Congratulations to Lauren & Slider on the Derby win and the Derby 3rd.

If I'm not mistaken that dog has placed in every derby it has ran.

Nice work.


----------



## birdthrower51 (Aug 23, 2004)

Way to go Rick & Bentley. A First & third this weekend,not bad at all. Congratulations also to Wayne & Wendy for a great weekend also.
Dave & Glenda


----------



## hibanks (Apr 24, 2005)

Congrats to Lauren and Slider. Keep up the great work. What a team.


----------



## hibanks (Apr 24, 2005)

Congrats to Bobby and Dealer.


----------



## hibanks (Apr 24, 2005)

Congrats to Jimi, Troy, Tim and Bounce.


----------



## MikeBoley (Dec 26, 2003)

Wow what a weekend for Tim Milligan. Congrads on your dogs winning both the Quals. Heck you even let Bobby handle Dealer .

Lauren had a good early 30th Birthday present with Slider and Steel both bringing home some color.

Thanks to the folks who judged and worked both trials. Congrads to the others who placed and Jamed.


----------



## SteelGirl_1187 (Sep 28, 2005)

Thank you very much everyone for the congrats! It was a great field of derby dogs. . . Mike Enmon's dog Isaac, Wayne's Wendy, Rick's Bentley, Joe O'Brian's Roxie, James' Kate, Rob with Otis and Livvy. . . I could go on!

Way to go Tim, Bobby, Dealer, Troy, Jimi, Bounce on a very successful weekend.

And great job Mark on the QAA! (Has it sunk in yet??)

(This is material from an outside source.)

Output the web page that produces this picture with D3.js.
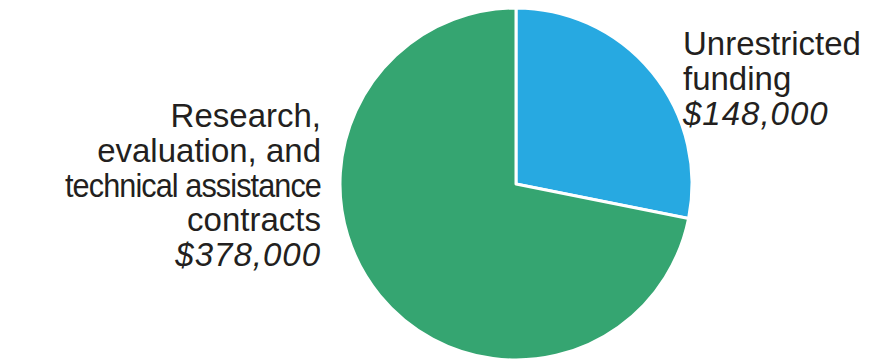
<!DOCTYPE html>
<html>
<head>
<meta charset="utf-8">
<script src="https://cdn.jsdelivr.net/npm/d3@7"></script>
<style>
  html, body { margin: 0; padding: 0; background: #fff; }
</style>
</head>
<body>
<div id="chart"></div>
<script>
const categories = ['Unrestricted funding', 'Research, evaluation, and technical assistance contracts'];
const values = [148000, 378000];
const labelLines = [
  ['Unrestricted', 'funding'],
  ['Research,', 'evaluation, and', 'technical assistance', 'contracts']
];
const colors = ['#27a9e1', '#35a571'];

const width = 878, height = 362;
const cx = 516, cy = 184, radius = 176;

const svg = d3.select('#chart')
  .append('svg')
  .attr('width', width)
  .attr('height', height);

const pie = d3.pie().sort(null).value(d => d);
const arc = d3.arc().innerRadius(0).outerRadius(radius);

const g = svg.append('g')
  .attr('transform', `translate(${cx}, ${cy})`);

g.selectAll('path')
  .data(pie(values))
  .enter()
  .append('path')
  .attr('d', arc)
  .attr('fill', (d, i) => colors[i])
  .attr('stroke', '#fff')
  .attr('stroke-width', 3)
  .attr('stroke-linejoin', 'round');

const fmt = v => '$' + d3.format(',')(v);
const fontSize = 33, lineH = 34.8;
const font = '"Liberation Sans", Arial, sans-serif';

// the original gothic face is narrower on long lowercase runs,
// so squeeze those a little and tighten the spacing a little
const isLong = l => l.length > 16;

function label(lines, value, x, y0, anchor) {
  const rows = lines.map(l => ({ text: l, italic: false }))
    .concat([{ text: fmt(value), italic: true }]);
  svg.append('g').selectAll('text')
    .data(rows)
    .enter()
    .append('text')
    .attr('transform', (d, i) => `translate(${x}, ${y0 + i * lineH}) scale(${isLong(d.text) ? 0.93 : 1},1)`)
    .attr('font-family', font)
    .attr('font-size', fontSize + 'px')
    .attr('font-style', d => d.italic ? 'italic' : 'normal')
    .attr('letter-spacing', d => d.italic ? '1px' : isLong(d.text) ? '-1px' : '0px')
    .attr('fill', '#231f20')
    .attr('text-anchor', anchor)
    .text(d => d.text);
}

label(labelLines[0], values[0], 683, 55, 'start');
label(labelLines[1], values[1], 321, 127, 'end');
</script>
</body>
</html>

I thought each of the four stakes were well designed tests that were tough - so everyone that finished should be proud! 

Lauren, Steel, & Slider


----------



## moonstonelabs (Mar 17, 2006)

Congratulations Lauren...Bill had remarked to me a while back that you have one heck of a derby pup!

Sarita


----------



## MardiGras (Feb 9, 2004)

budsdad said:


> Unofficial Bluebonnet Derby Results:
> 
> 1 - 25
> 2 - 23
> ...


RJ -- Sugar Mill's Hiwood Caprock (Rock)... 2nd field trial entered at 14 months old (JAM'd the first derby and RJ in the second derby). Way to go Rock (and daddy)!!


----------



## MikeBoley (Dec 26, 2003)

way to go pebble your gonna be a Rock someday. Congrads Sherril, now run your dog!!!


----------



## Mark Sehon (Feb 10, 2003)

Congrats on all placements and jams!!!!


----------